Small World Music?

When Tim and I were doing our futurist thing at HHCL, one of our predictions was of flash trends. We imagined that global connectedness would lead, especially in music, to emergent conjunctions of global microinfluences — some weird arabic/japanese/techhop track at the top of dance charts? Blame it on the Net.

But it (so far) hasn’t really happened, which still suprises me — in the global music community, surely more people should be doing their listening and mixing from more eclectic sources?

We had asumed that music communities worldwide would follow a ‘small world’ topology, but it seems not. Obviously, there are a number of limiting factors at work, including the global stranglehold of the music majors, and the insularity of specific music communities. Possibly there is simply an insufficient number of eclectic ‘connectors’ bridging local clusters of interest, preventing any particular admixture of ideas to reach a wildfire threshold and crossover into the global networked consciousness.

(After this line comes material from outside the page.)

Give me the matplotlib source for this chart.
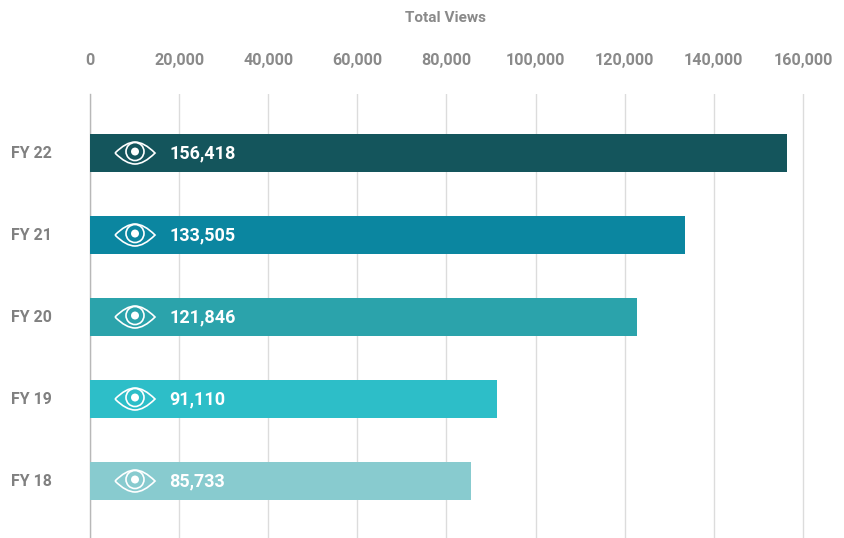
import numpy as np
import matplotlib
matplotlib.use("Agg")
import matplotlib.pyplot as plt
from matplotlib.patches import Circle, PathPatch
from matplotlib.path import Path
from matplotlib.ticker import FuncFormatter
from matplotlib.transforms import Affine2D

# data
years = ["FY 22", "FY 21", "FY 20", "FY 19", "FY 18"]
views = [156418, 133505, 122800, 91300, 85500]  # bar lengths as drawn
labels = ["156,418", "133,505", "121,846", "91,110", "85,733"]  # printed on the bars
colors = ["#14555c", "#0b86a0", "#2ba3ab", "#2dbec8", "#88cbcf"]
ticks = [0, 20000, 40000, 60000, 80000, 100000, 120000, 140000, 160000]

plt.rcParams["font.family"] = ["Roboto", "DejaVu Sans"]
plt.rcParams["font.weight"] = "bold"

W, H = 845, 538
fig = plt.figure(figsize=(W / 100, H / 100), dpi=100)
# axes from x=90px to the right edge, y=94px down to the bottom edge
ax = fig.add_axes([90 / W, 0, 1 - 90 / W, 1 - 94 / H])

y = np.arange(len(years))
ax.barh(y, views, height=0.472, color=colors, zorder=3)
ax.set_xlim(0, 755 / 713 * 160000)
ax.set_ylim(4.695, -0.72)

ax.set_xticks(ticks)
ax.xaxis.set_major_formatter(FuncFormatter(lambda v, p: f"{int(v):,}"))
ax.xaxis.tick_top()
ax.tick_params(axis="x", length=0, pad=19, labelsize=11.6, labelcolor="#8a8a8a")
ax.grid(axis="x", color="#dcdcdc", lw=1, zorder=0)

ax.set_yticks(y)
ax.set_yticklabels(years, ha="left", va="center")
ax.tick_params(axis="y", length=0, pad=57, labelsize=11.4, labelcolor="#808080")

for s in ["top", "right", "bottom"]:
    ax.spines[s].set_visible(False)
ax.spines["left"].set_color("#b8b8b8")
ax.spines["left"].set_linewidth(1)

fig.text(446 / W, 1 - 17.5 / H, "Total Views", ha="center", va="center",
         fontsize=11.1, color="#8a8a8a")

# eye outline in pixels, around the middle of the icon (y up)
eye_path = Path(
    [(-20, 0), (-9, 11), (0, 11), (9, 11), (20, 0), (9, -11), (0, -11), (-9, -11), (-20, 0)],
    [Path.MOVETO, Path.CURVE3, Path.CURVE3, Path.CURVE3, Path.CURVE3,
     Path.CURVE3, Path.CURVE3, Path.CURVE3, Path.CURVE3],
)

fig.canvas.draw()
for i, lab in enumerate(labels):
    px, py = ax.transData.transform((0, i))
    tr = Affine2D().translate(px + 45, py)
    ax.add_patch(PathPatch(eye_path, fc="none", ec="white", lw=1.2, transform=tr, zorder=4))
    ax.add_patch(Circle((0, 1.5), 9, fc="none", ec="white", lw=1.2, transform=tr, zorder=4))
    ax.add_patch(Circle((0, 1.5), 4, fc="white", ec="none", transform=tr, zorder=4))
    ax.annotate(lab, (0, i), xytext=(79.5 * 0.72, 0), textcoords="offset points",
                ha="left", va="center", color="white", fontsize=13, zorder=5)

fig.savefig("out.png", dpi=100)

Which leads me to thinking: weblogs and community sites work well to augment tight-knit communities of interest, to surface and develop new ideas, and to build and acknowledge reputation within the community. But for small-world dynamics to kick in, these clusters need long-haul interconnections. Possibly, emerging standards for digital syndication and aggregation can augment the function of the human connectors who do the joining-up in social networks. I’m interested to see what happens when syndication technology percolates out into online music communities — what will happen when there are more channels for local knowledge and enthusiasm to be spread automagically into other communities worldwide?